VESTAL, NY (WIVT/WBGH) – Binghamton University has paid a former dean $1.5 million after a judge ruled that the school had refused to return his equipment and other materials to him.

Seshubabu Desu is the former Dean of the Watson School of Engineering and Director of BU’s Center for Autonomous Solar Power or CASP.

Desu sued the university in 2020, accusing them of stealing equipment, supplies and research notes that he had brought with him to the school.

In her ruling following the liability trial, Court of Claims Judge Catherine Schaewe issued a strong rebuke to school administrators, questioning the credibility of their testimony and harshly criticizing them for not allowing Desu a supervised visit to his former offices to retrieve documents that could help him prove his ownership of the equipment.

Schaewe called it sheer effrontery for BU to require Desu to submit proof of his ownership while denying him access to that proof.

Desu says his battle with BU began when he resisted the reallocation of $8 million in research funding for CASP that he had secured.

Desu claims the university also sought to silence him when he criticized Harpur College for running up large deficits.

The former Dean says BU then concocted a bogus charge of falsifying business records related to a $400 travel expense that led to him resigning.

The Broome County District Attorney would later drop that charge.
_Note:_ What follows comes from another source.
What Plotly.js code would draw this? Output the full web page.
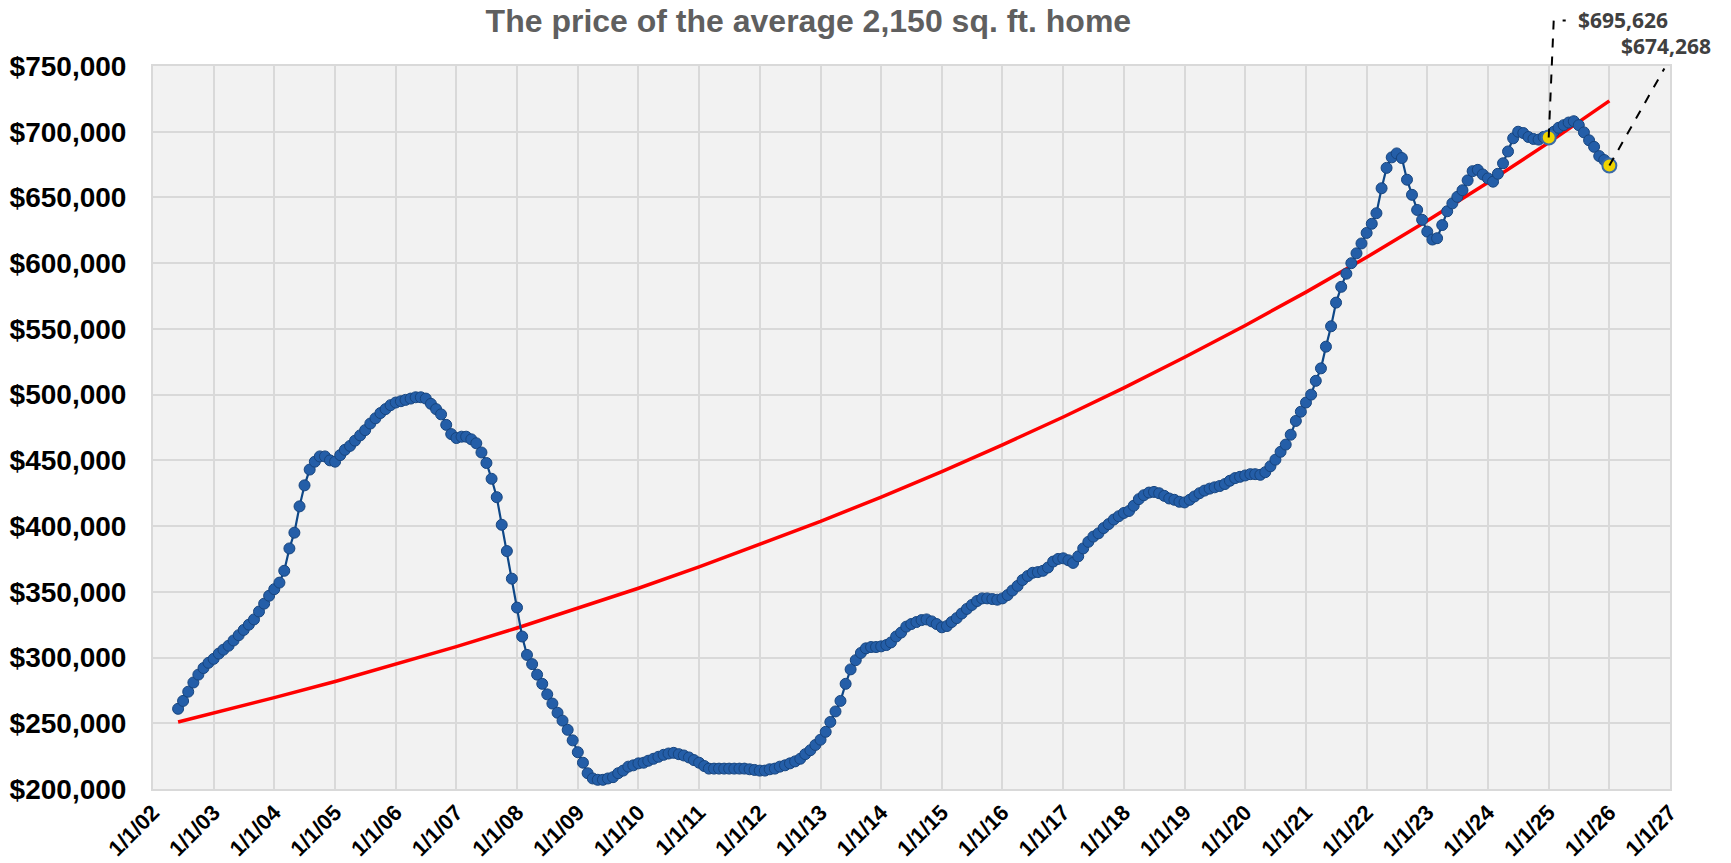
<!DOCTYPE html>
<html>
<head>
<meta charset="utf-8">
<script src="https://cdn.plot.ly/plotly-3.0.1.min.js"></script>
<style>
  html, body { margin: 0; padding: 0; background: #ffffff; }
  #chart { width: 1731px; height: 863px; }
</style>
</head>
<body>
<div id="chart"></div>
<script>
// ---------------- DATA ----------------
const chartTitle = 'The price of the average 2,150 sq. ft. home';

// Monthly price of the average 2,150 sq. ft. home (first month: June 2002)
const seriesStartYear = 2002;
const seriesStartMonth = 6;
const price2002 = [261000, 267000, 274000, 281000, 287000, 292000, 296000];
const price2003 = [299000, 303000, 306000, 309000, 313000, 317000, 321000, 325000, 329000, 335000, 341000, 347000];
const price2004 = [352000, 357000, 366000, 383000, 395000, 415000, 431000, 443000, 449000, 453000, 453000, 450000];
const price2005 = [449000, 454000, 458000, 461000, 465000, 469000, 473000, 478000, 482000, 486000, 489000, 492000];
const price2006 = [494000, 495000, 496000, 497000, 498000, 498000, 497000, 493000, 489000, 485000, 477000, 470000];
const price2007 = [467000, 468000, 468000, 466000, 463000, 456000, 448000, 436000, 422000, 401000, 381000, 360000];
const price2008 = [338000, 316000, 302000, 295000, 287000, 280000, 272000, 265000, 258000, 252000, 245000, 237000];
const price2009 = [228000, 220000, 212000, 208000, 207000, 207000, 208000, 209000, 212000, 214000, 217000, 218000];
const price2010 = [219500, 220000, 221500, 223000, 224500, 226000, 227000, 227500, 226500, 225500, 224000, 222000];
const price2011 = [220000, 217500, 215500, 215500, 215500, 215500, 215500, 215500, 215500, 215500, 215000, 214500];
const price2012 = [214000, 214000, 215000, 215500, 217000, 218000, 219500, 221000, 223000, 226500, 229500, 233500];
const price2013 = [237500, 243500, 251000, 259000, 267000, 280000, 291000, 298000, 303500, 307000, 308000, 308000];
const price2014 = [308500, 309500, 311500, 316000, 319000, 323500, 325500, 327000, 328500, 329000, 327500, 325500];
const price2015 = [323000, 324000, 327000, 330000, 333500, 337000, 340000, 343000, 345000, 345000, 344500, 344000];
const price2016 = [345000, 347500, 351000, 354500, 359000, 362000, 364500, 365000, 366000, 368500, 373000, 375000];
const price2017 = [375500, 374000, 372000, 377000, 383000, 388000, 392000, 394500, 398500, 401500, 405000, 407500];
const price2018 = [410000, 411500, 415500, 420500, 423500, 425500, 426000, 425000, 423000, 421000, 420000, 418500];
const price2019 = [418000, 420000, 422500, 425000, 427000, 428500, 429500, 430500, 432000, 434500, 436500, 437500];
const price2020 = [438500, 439500, 439500, 439000, 441000, 445500, 450500, 456500, 462000, 469500, 480000, 487000];
const price2021 = [494000, 500000, 510500, 520000, 536500, 552000, 570000, 582000, 592000, 600000, 607500, 615000];
const price2022 = [623000, 630000, 638000, 657000, 672500, 680500, 683500, 680000, 663500, 652000, 640500, 633000];
const price2023 = [624000, 618000, 619000, 629000, 639500, 645500, 650500, 655500, 663000, 670000, 671000, 667500];
const price2024 = [664500, 662000, 668000, 676000, 685000, 695000, 700000, 699000, 696000, 694500, 694000, 696000];
const price2025 = [695626, 700000, 703000, 705000, 707000, 708000, 705000, 699500, 693500, 688500, 681500, 678500];
const price2026 = [674268];

// Red trend line, read at its start and at each January
const trendDates = ['2002-06-01', '2003-01-01', '2004-01-01', '2005-01-01', '2006-01-01', '2007-01-01',
  '2008-01-01', '2009-01-01', '2010-01-01', '2011-01-01', '2012-01-01', '2013-01-01', '2014-01-01',
  '2015-01-01', '2016-01-01', '2017-01-01', '2018-01-01', '2019-01-01', '2020-01-01', '2021-01-01',
  '2022-01-01', '2023-01-01', '2024-01-01', '2025-01-01', '2026-01-01'];
const trendValues = [251000, 257700, 269500, 281800, 294800, 308300, 322500, 337300, 352700, 368900,
  385900, 403600, 422100, 441500, 461800, 483000, 505200, 528400, 552600, 578000, 604500, 632300,
  661300, 691700, 723500];

// Highlighted (labelled) points
const highlightDates = ['2025-01-01', '2026-01-01'];
const highlightValues = [695626, 674268];
const highlightLabels = ['$695,626', '$674,268'];

// Axis ticks
const xTickDates = ['2002-01-01', '2003-01-01', '2004-01-01', '2005-01-01', '2006-01-01', '2007-01-01',
  '2008-01-01', '2009-01-01', '2010-01-01', '2011-01-01', '2012-01-01', '2013-01-01', '2014-01-01',
  '2015-01-01', '2016-01-01', '2017-01-01', '2018-01-01', '2019-01-01', '2020-01-01', '2021-01-01',
  '2022-01-01', '2023-01-01', '2024-01-01', '2025-01-01', '2026-01-01', '2027-01-01'];
const xTickLabels = ['1/1/02', '1/1/03', '1/1/04', '1/1/05', '1/1/06', '1/1/07', '1/1/08', '1/1/09',
  '1/1/10', '1/1/11', '1/1/12', '1/1/13', '1/1/14', '1/1/15', '1/1/16', '1/1/17', '1/1/18', '1/1/19',
  '1/1/20', '1/1/21', '1/1/22', '1/1/23', '1/1/24', '1/1/25', '1/1/26', '1/1/27'];
const yRange = [200000, 750000];
const yStep = 50000;

// ---------------- BUILD ----------------
const prices = [].concat(price2002, price2003, price2004, price2005, price2006, price2007, price2008,
  price2009, price2010, price2011, price2012, price2013, price2014, price2015, price2016, price2017,
  price2018, price2019, price2020, price2021, price2022, price2023, price2024, price2025, price2026);

const priceDates = prices.map((_, i) => {
  const mm = seriesStartMonth - 1 + i;
  const y = seriesStartYear + Math.floor(mm / 12);
  const mo = (mm % 12) + 1;
  return y + '-' + String(mo).padStart(2, '0') + '-01';
});

const boldFont = 'Liberation Sans, Arial, Helvetica, sans-serif';

const traces = [
  {
    x: trendDates, y: trendValues, type: 'scatter', mode: 'lines',
    line: { color: '#ff0000', width: 3.5 },
    hoverinfo: 'skip'
  },
  {
    x: priceDates, y: prices, type: 'scatter', mode: 'lines+markers',
    line: { color: '#0e4787', width: 2.2 },
    marker: { size: 11, color: '#245ea8', line: { color: '#17457f', width: 1 } }
  },
  {
    x: highlightDates, y: highlightValues, type: 'scatter', mode: 'markers',
    marker: { size: 14, color: '#f0d400', line: { color: '#3a6aa6', width: 2 } },
    cliponaxis: false
  }
];

// dashed leader lines from highlighted points to labels (pixel offsets relative to the points)
const leaderPaths = ['M0,0 L5,117 L17,117', 'M0,0 L55,97'];
const labelShift = [{ x: 27, y: 117 }, { x: 10, y: 120 }];

const shapes = highlightDates.map((d, i) => ({
  type: 'path', layer: 'above',
  xref: 'x', yref: 'paper',
  xsizemode: 'pixel', ysizemode: 'pixel',
  xanchor: d,
  yanchor: (highlightValues[i] - yRange[0]) / (yRange[1] - yRange[0]),
  path: leaderPaths[i],
  line: { color: '#000000', width: 2, dash: 'dash' }
}));

const annotations = highlightDates.map((d, i) => ({
  x: d, y: highlightValues[i], xref: 'x', yref: 'y',
  text: highlightLabels[i], showarrow: false,
  xanchor: 'left', yanchor: 'middle',
  xshift: labelShift[i].x, yshift: labelShift[i].y,
  font: { family: 'Noto Sans, Open Sans, sans-serif', size: 21, color: '#404040', weight: 700 }
}));

const layout = {
  width: 1731, height: 863,
  margin: { l: 153, r: 61, t: 66, b: 74, pad: 0 },
  paper_bgcolor: '#ffffff',
  plot_bgcolor: '#f2f2f2',
  showlegend: false,
  title: {
    text: chartTitle,
    x: 0.467, xref: 'container', xanchor: 'center',
    y: 0.9757, yref: 'container', yanchor: 'middle',
    font: { family: boldFont, size: 32, color: '#5f5f5f', weight: 700 }
  },
  xaxis: {
    type: 'date',
    range: [xTickDates[0], xTickDates[xTickDates.length - 1]],
    tickmode: 'array', tickvals: xTickDates, ticktext: xTickLabels,
    tickangle: -45,
    tickfont: { family: boldFont, size: 22, color: '#000000', weight: 700 },
    showgrid: true, gridcolor: '#d9d9d9', gridwidth: 2,
    showline: true, linecolor: '#d9d9d9', linewidth: 2, mirror: true,
    zeroline: false, ticks: '', fixedrange: true
  },
  yaxis: {
    range: yRange, dtick: yStep, tick0: yRange[0],
    tickformat: '$,.0f',
    tickfont: { family: boldFont, size: 28, color: '#000000', weight: 700 },
    ticklabelstandoff: 19,
    showgrid: true, gridcolor: '#d9d9d9', gridwidth: 2,
    showline: true, linecolor: '#d9d9d9', linewidth: 2, mirror: true,
    zeroline: false, ticks: '', fixedrange: true
  },
  shapes: shapes,
  annotations: annotations
};

Plotly.newPlot('chart', traces, layout, { displayModeBar: false, staticPlot: true });
</script>
</body>
</html>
Desu says that when he resigned, he was promised by university officials that he would be allowed to retrieve his possessions, but that never happened.

He says administrators lied under oath.

“I feel really sad that they can do such a heinous thing to somebody who has been good for them. Actually, in the long run, it’s not good for the university itself.”

Prior to the start of a damages trial, the university agreed to pay Desu $1.5 million.

He says it’s only a fraction of the overall worth of his lost intellectual property which he values at over $8 million.

NewsChannel 34 made repeated attempts to get a comment from the university to no avail.